▸ WORK TO COMPLETE:
Only the lines from the one containing "Clone this chart in matplotlib." down to the one containing "cor_texto = '#444444'" should be printed, exactly as they stand, ends included.

::: DATA SECTION

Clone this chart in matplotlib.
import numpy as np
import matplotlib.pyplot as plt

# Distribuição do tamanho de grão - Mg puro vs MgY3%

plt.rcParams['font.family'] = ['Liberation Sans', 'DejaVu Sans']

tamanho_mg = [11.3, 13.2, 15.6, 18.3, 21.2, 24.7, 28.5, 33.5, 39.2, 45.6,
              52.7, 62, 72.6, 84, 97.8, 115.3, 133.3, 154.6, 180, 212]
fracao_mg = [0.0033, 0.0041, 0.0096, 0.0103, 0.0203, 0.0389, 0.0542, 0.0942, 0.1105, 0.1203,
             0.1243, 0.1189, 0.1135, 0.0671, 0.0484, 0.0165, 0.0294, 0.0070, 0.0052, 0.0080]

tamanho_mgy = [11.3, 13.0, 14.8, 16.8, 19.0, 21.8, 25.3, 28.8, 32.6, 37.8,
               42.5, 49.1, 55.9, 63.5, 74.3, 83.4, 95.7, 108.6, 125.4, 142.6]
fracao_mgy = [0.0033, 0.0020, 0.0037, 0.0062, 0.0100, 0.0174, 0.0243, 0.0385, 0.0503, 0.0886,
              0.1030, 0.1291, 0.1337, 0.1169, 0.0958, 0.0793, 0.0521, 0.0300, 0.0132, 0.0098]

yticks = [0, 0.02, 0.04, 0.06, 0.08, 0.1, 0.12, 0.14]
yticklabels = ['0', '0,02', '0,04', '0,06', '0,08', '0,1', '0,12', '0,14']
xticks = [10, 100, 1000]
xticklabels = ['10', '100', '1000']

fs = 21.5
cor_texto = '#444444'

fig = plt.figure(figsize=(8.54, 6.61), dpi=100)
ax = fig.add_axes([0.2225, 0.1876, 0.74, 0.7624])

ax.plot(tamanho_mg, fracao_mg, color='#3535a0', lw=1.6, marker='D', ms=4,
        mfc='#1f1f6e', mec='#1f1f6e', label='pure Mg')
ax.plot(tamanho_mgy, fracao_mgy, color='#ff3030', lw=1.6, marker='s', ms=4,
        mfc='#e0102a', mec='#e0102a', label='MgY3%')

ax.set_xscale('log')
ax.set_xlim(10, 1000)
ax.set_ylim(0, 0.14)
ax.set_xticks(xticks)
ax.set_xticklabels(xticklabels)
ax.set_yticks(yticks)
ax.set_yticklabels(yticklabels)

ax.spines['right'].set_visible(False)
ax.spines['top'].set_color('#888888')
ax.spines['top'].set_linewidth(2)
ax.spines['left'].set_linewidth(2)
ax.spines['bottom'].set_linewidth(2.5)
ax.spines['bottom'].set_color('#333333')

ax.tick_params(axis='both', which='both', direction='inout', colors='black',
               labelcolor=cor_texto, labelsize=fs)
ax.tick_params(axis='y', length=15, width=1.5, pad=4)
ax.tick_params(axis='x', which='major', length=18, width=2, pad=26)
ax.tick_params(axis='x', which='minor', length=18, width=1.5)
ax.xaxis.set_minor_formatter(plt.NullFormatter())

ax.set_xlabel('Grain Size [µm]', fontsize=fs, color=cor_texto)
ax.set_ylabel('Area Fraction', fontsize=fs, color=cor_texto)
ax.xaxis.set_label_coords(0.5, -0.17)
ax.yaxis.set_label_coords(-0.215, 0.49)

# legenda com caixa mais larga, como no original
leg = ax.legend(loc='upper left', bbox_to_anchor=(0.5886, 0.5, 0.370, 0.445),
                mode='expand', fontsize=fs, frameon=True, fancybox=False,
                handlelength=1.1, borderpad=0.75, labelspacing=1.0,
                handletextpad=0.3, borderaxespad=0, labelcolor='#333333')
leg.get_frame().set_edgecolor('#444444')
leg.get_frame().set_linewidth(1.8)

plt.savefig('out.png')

::::::
::: DATA SECTION

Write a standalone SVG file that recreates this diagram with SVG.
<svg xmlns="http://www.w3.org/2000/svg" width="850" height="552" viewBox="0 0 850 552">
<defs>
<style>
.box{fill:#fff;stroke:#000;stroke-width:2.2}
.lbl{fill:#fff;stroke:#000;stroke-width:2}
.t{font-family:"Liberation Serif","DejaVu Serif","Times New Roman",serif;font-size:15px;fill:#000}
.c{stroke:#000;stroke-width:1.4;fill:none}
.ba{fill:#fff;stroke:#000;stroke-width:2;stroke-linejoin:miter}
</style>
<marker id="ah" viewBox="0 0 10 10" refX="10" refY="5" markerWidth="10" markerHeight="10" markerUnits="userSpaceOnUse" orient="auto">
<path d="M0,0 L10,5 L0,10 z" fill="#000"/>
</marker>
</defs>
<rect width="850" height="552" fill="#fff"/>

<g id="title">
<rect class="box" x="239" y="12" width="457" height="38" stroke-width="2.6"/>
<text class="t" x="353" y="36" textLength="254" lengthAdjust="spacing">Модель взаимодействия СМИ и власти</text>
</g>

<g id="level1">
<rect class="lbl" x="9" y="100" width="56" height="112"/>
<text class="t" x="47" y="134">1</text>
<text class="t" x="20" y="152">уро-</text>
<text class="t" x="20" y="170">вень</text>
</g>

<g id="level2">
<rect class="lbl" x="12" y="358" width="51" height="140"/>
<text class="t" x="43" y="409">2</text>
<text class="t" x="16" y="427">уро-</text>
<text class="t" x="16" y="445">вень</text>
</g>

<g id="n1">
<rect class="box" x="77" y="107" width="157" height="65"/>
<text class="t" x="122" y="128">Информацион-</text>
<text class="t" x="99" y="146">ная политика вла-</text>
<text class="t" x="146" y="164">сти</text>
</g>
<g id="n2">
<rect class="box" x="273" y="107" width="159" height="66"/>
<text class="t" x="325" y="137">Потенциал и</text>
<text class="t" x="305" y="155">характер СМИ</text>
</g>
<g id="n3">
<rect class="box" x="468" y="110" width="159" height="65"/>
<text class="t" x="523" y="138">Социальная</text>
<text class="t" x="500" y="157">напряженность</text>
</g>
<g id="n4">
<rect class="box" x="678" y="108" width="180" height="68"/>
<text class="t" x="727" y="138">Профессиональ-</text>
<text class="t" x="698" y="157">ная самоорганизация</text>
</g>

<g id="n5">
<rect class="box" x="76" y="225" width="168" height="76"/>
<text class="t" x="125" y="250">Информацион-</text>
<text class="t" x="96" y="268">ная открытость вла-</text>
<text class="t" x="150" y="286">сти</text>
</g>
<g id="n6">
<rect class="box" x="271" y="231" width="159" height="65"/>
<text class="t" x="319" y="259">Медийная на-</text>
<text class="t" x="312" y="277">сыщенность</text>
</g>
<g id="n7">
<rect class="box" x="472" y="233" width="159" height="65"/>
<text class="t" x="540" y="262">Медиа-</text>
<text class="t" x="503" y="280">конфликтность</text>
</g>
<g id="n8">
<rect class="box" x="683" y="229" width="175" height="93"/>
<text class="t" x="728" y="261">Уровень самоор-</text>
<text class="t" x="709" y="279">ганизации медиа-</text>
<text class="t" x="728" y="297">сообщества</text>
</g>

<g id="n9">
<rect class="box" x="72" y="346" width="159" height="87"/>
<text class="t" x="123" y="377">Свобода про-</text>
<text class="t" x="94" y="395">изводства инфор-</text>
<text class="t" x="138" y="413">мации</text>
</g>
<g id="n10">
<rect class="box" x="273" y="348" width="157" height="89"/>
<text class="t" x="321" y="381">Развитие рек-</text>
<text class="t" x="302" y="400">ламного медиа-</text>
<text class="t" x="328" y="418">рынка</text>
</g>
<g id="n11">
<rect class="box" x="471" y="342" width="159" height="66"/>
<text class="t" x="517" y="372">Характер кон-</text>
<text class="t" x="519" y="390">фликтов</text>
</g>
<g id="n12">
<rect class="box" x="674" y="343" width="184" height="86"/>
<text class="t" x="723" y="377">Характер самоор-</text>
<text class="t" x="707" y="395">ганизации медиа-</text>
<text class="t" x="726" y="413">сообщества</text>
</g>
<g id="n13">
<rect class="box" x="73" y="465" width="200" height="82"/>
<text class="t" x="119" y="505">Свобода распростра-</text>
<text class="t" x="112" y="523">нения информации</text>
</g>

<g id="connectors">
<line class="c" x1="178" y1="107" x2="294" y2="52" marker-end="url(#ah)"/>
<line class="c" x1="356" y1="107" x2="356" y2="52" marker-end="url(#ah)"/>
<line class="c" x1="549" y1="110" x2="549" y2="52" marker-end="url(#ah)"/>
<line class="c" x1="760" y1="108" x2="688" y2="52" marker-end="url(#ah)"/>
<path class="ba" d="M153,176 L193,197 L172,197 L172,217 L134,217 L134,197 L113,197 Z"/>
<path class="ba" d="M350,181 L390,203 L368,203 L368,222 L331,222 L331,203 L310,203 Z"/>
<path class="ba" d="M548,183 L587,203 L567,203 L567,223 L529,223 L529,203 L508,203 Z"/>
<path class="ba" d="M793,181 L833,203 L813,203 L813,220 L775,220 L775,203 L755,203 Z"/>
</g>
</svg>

::::::

▸ ANSWER FOR THE TASK:
Clone this chart in matplotlib.
import numpy as np
import matplotlib.pyplot as plt

# Distribuição do tamanho de grão - Mg puro vs MgY3%

plt.rcParams['font.family'] = ['Liberation Sans', 'DejaVu Sans']

tamanho_mg = [11.3, 13.2, 15.6, 18.3, 21.2, 24.7, 28.5, 33.5, 39.2, 45.6,
              52.7, 62, 72.6, 84, 97.8, 115.3, 133.3, 154.6, 180, 212]
fracao_mg = [0.0033, 0.0041, 0.0096, 0.0103, 0.0203, 0.0389, 0.0542, 0.0942, 0.1105, 0.1203,
             0.1243, 0.1189, 0.1135, 0.0671, 0.0484, 0.0165, 0.0294, 0.0070, 0.0052, 0.0080]

tamanho_mgy = [11.3, 13.0, 14.8, 16.8, 19.0, 21.8, 25.3, 28.8, 32.6, 37.8,
               42.5, 49.1, 55.9, 63.5, 74.3, 83.4, 95.7, 108.6, 125.4, 142.6]
fracao_mgy = [0.0033, 0.0020, 0.0037, 0.0062, 0.0100, 0.0174, 0.0243, 0.0385, 0.0503, 0.0886,
              0.1030, 0.1291, 0.1337, 0.1169, 0.0958, 0.0793, 0.0521, 0.0300, 0.0132, 0.0098]

yticks = [0, 0.02, 0.04, 0.06, 0.08, 0.1, 0.12, 0.14]
yticklabels = ['0', '0,02', '0,04', '0,06', '0,08', '0,1', '0,12', '0,14']
xticks = [10, 100, 1000]
xticklabels = ['10', '100', '1000']

fs = 21.5
cor_texto = '#444444'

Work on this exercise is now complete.